Working without a proper Work Permit KITAS (Index E23) is a serious violation of Indonesian immigration laws. It can lead to fines, deportation, and possible blacklisting, preventing future entry into Indonesia. Always ensure you have the correct permit before engaging in any employment.

What are the key regulations governing M&A in Indonesia?

Key regulations include the Company Law (Law No. 40 of 2007), the Capital Market Law (Law No. 8 of 1995), and regulations from OJK and KPPU. These laws cover everything from corporate restructuring to competition issues and disclosure requirements.

Are there any specific regulatory approvals required for M&A in Indonesia?

Yes, M&A transactions often require approvals from OJK for listed companies and may also need to be reviewed by KPPU to ensure they do not violate antitrust laws. Sector-specific approvals might also be necessary depending on the industry.

How does the Indonesian Competition Commission (KPPU) impact M&A deals?

KPPU reviews M&A transactions to prevent anti-competitive practices and monopolistic behavior. Transactions that meet certain thresholds or could impact market competition may need to be reported and reviewed by KPPU.

What are the tax implications of M&A in Indonesia?

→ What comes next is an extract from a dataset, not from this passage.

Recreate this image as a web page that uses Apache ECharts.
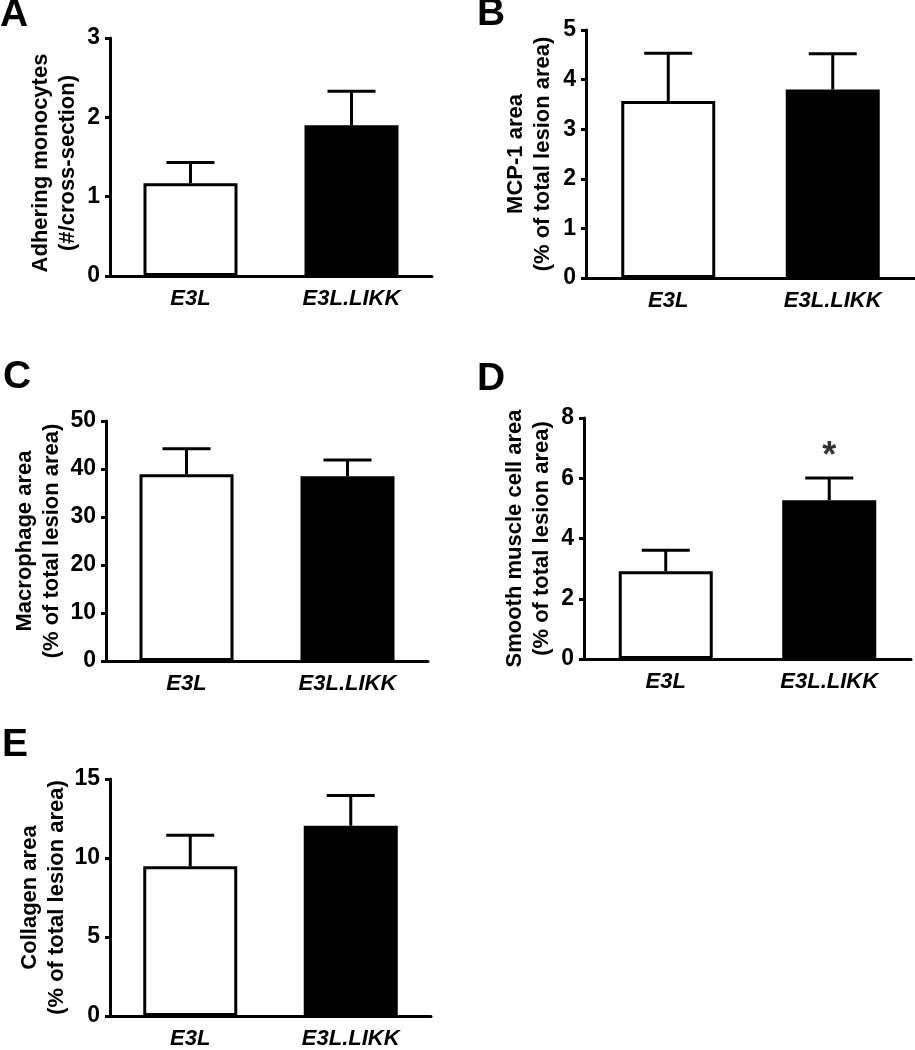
<!DOCTYPE html>
<html>
<head>
<meta charset="utf-8">
<script src="https://cdn.jsdelivr.net/npm/echarts@6/dist/echarts.min.js"></script>
<style>
html,body{margin:0;padding:0;background:#fff;}
#chart{width:915px;height:1050px;}
</style>
</head>
<body>
<div id="chart"></div>
<script>
// ---- data ----
const categories = ['E3L', 'E3L.LIKK'];
const panelLetters = ['A', 'B', 'C', 'D', 'E'];
const yTitles = [
  'Adhering monocytes\n(#/cross-section)',
  'MCP-1 area\n(% of total lesion area)',
  'Macrophage area\n(% of total lesion area)',
  'Smooth muscle cell area\n(% of total lesion area)',
  'Collagen area\n(% of total lesion area)'
];
const yMax = [3, 5, 50, 8, 15];
const yInterval = [1, 1, 10, 2, 5];
const meanA = [1.17, 1.90];   const semA = [0.26, 0.43];
const meanB = [3.57, 3.80];   const semB = [0.96, 0.72];
const meanC = [38.9, 38.5];   const semC = [5.3, 3.4];
const meanD = [2.91, 5.27];   const semD = [0.70, 0.74];
const meanE = [9.47, 12.04];  const semE = [1.97, 1.92];
const significanceD = ['', '*'];
const significanceValueD = [null, 6.7];

const means = [meanA, meanB, meanC, meanD, meanE];
const sems = [semA, semB, semC, semD, semE];

// ---- layout / style ----
const FONT = '"Liberation Sans", Arial, Helvetica, sans-serif';
const grids = [
  {left: 110, top: 38,  width: 322, height: 238},
  {left: 586, top: 30,  width: 329, height: 248},
  {left: 106, top: 421, width: 322, height: 240},
  {left: 584, top: 418, width: 327, height: 241},
  {left: 110, top: 779, width: 321, height: 241}
];
const nameGaps = [29, 29.5, 41, 28.5, 38.5];
const namePads = [[0, 12, 0, 0], 0, 0, 0, 0];
const letterPos = [[0, 16], [477, 15], [3, 378], [477, 380], [2, 746]];
const barFill = ['#ffffff', '#000000'];

const xAxes = [], yAxes = [], series = [];
grids.forEach((g, i) => {
  xAxes.push({
    type: 'category', gridIndex: i, data: categories,
    axisLine: {lineStyle: {color: '#000', width: 3}},
    axisTick: {show: false},
    axisLabel: {color: '#000', fontFamily: FONT, fontSize: 22, fontWeight: 'bold', fontStyle: 'italic', margin: 12}
  });
  yAxes.push({
    type: 'value', gridIndex: i, min: 0, max: yMax[i], interval: yInterval[i],
    name: yTitles[i], nameLocation: 'middle', nameGap: nameGaps[i],
    nameTextStyle: {color: '#000', fontFamily: FONT, fontSize: 22, fontWeight: 'bold', lineHeight: 27, padding: namePads[i]},
    axisLine: {show: true, lineStyle: {color: '#000', width: 3}},
    axisTick: {show: true, length: 5, lineStyle: {color: '#000', width: 3}},
    axisLabel: {color: '#000', fontFamily: FONT, fontSize: 23, fontWeight: 'bold', margin: 10},
    splitLine: {show: false}
  });
  series.push({
    type: 'bar', xAxisIndex: i, yAxisIndex: i, barWidth: 94,
    data: means[i].map((v, k) => ({
      value: v,
      itemStyle: {color: barFill[k], borderColor: '#000', borderWidth: 3}
    })),
    silent: true, animation: false
  });
  series.push({
    type: 'custom', xAxisIndex: i, yAxisIndex: i,
    data: means[i].map((v, k) => [k, v, sems[i][k]]),
    encode: {x: 0, y: 1},
    renderItem: function (params, api) {
      const x = api.value(0), m = api.value(1), s = api.value(2);
      const p0 = api.coord([x, m]);
      const p1 = api.coord([x, m + s]);
      const half = 24;
      const st = {stroke: '#000', lineWidth: 3};
      return {
        type: 'group',
        children: [
          {type: 'line', shape: {x1: p0[0], y1: p0[1], x2: p1[0], y2: p1[1]}, style: st},
          {type: 'line', shape: {x1: p1[0] - half, y1: p1[1], x2: p1[0] + half, y2: p1[1]}, style: st}
        ]
      };
    },
    z: 3, silent: true, animation: false
  });
});

// significance marker (panel D)
series.push({
  type: 'scatter', xAxisIndex: 3, yAxisIndex: 3, symbolSize: 1, itemStyle: {color: 'rgba(0,0,0,0)'},
  data: significanceValueD.map((v, k) => v === null ? null : [k, v]).filter(d => d),
  label: {show: true, position: 'inside', formatter: () => '*', color: '#000',
          fontFamily: FONT, fontSize: 36, fontWeight: 'bold'},
  silent: true, animation: false
});

const graphics = panelLetters.map((t, i) => ({
  type: 'text', left: letterPos[i][0], top: letterPos[i][1] - 20,
  style: {text: t, fill: '#000', font: 'bold 39px ' + FONT}
}));

const chart = echarts.init(document.getElementById('chart'), null, {renderer: 'canvas'});
chart.setOption({
  backgroundColor: '#fff',
  animation: false,
  grid: grids.map(g => Object.assign({containLabel: false}, g)),
  xAxis: xAxes,
  yAxis: yAxes,
  series: series,
  graphic: graphics
});
</script>
</body>
</html>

M&A transactions can trigger various tax obligations, including corporate income tax, value-added tax (VAT), and transfer taxes.

Can foreign investors participate in M&A transactions in Indonesia?

Yes, foreign investors can participate, but they must adhere to regulations governing foreign ownership and investment. This includes compliance with the Foreign Investment Law and sector-specific rules.

What role does legal counsel play in M&A transactions?

Legal counsel provides critical support throughout the M&A process, including due diligence, contract negotiation, regulatory compliance, and managing potential legal risks.